Développer les compétences et faire grandir les équipes
Une quête de sens et une demande de davantage de formation
Chaque entreprise doit se poser la question de ce qui mobilise ses employés pour créer l’engagement. Si l’on fait un parallèle avec la pyramide de Maslow, lorsque les besoins fondamentaux de postes et de salaires ont été satisfaits, il faut satisfaire les besoins supérieurs. D’abord ceux liés à l’équilibre vie professionnelle/vie personnelle, puis ceux à la relation managériale. Et enfin, au sommet, vient le besoin de trouver du sens dans son métier au quotidien. Il s’agit d’un phénomène très holistique.
Les enquêtes talents réalisées parmi les équipes d’IDEMIA le montrent : les salariés souhaitent des parcours de carrière. La rétention salariale ne suffit pas, les équipes veulent des engagements et réclament de la formation.

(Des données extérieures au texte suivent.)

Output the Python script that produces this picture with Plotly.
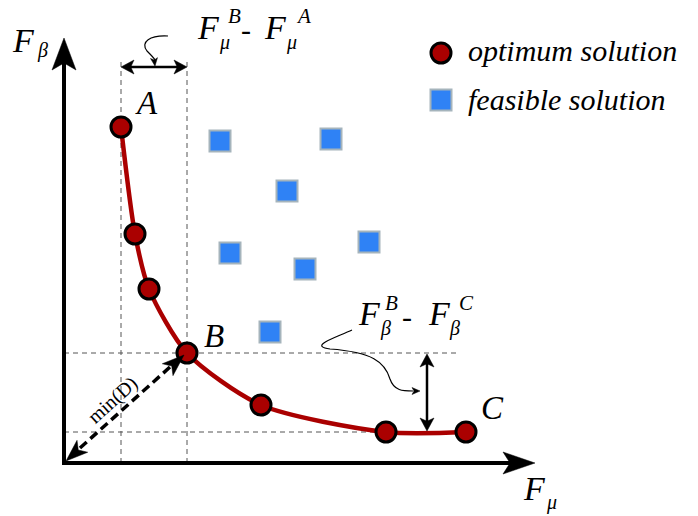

Des parcours formation adaptés à chaque entreprise
De la même manière, les collaborateurs ont remonté des alertes sur leur sentiment de solitude face aux difficultés. Ils ont exprimé un besoin de retrouver du collectif. Mais comment retrouver ce sens du collective ? La formation représente justement un moment collectif qui va permettre de redonner du sens.
« On peut se faire former par de multiples moyens : le digital est devenu un formidable outil. Mais il ne faut jamais oublier que l’apprentissage se fait aussi par nos pairs, par les échanges. On va pouvoir être galvanisé pour faire face à l’inconnu, à l’incertitude lié au métier et aux écosystèmes externes. » Valérie BLAIN, directrice de l’activité Développement des compétences, By.O Group
Dans ce contexte, l’importance du système de valeur de l’entreprise est à prendre en compte dans le développement de parcours de formation pour acheteurs ou commerciaux. Ce qui explique pourquoi un parcours de formation est toujours propre à chaque entreprise. Afin de répondre aux besoins spécifiques des équipes, et de continuer à valoriser le parcours de carrière au sein de l’entreprise.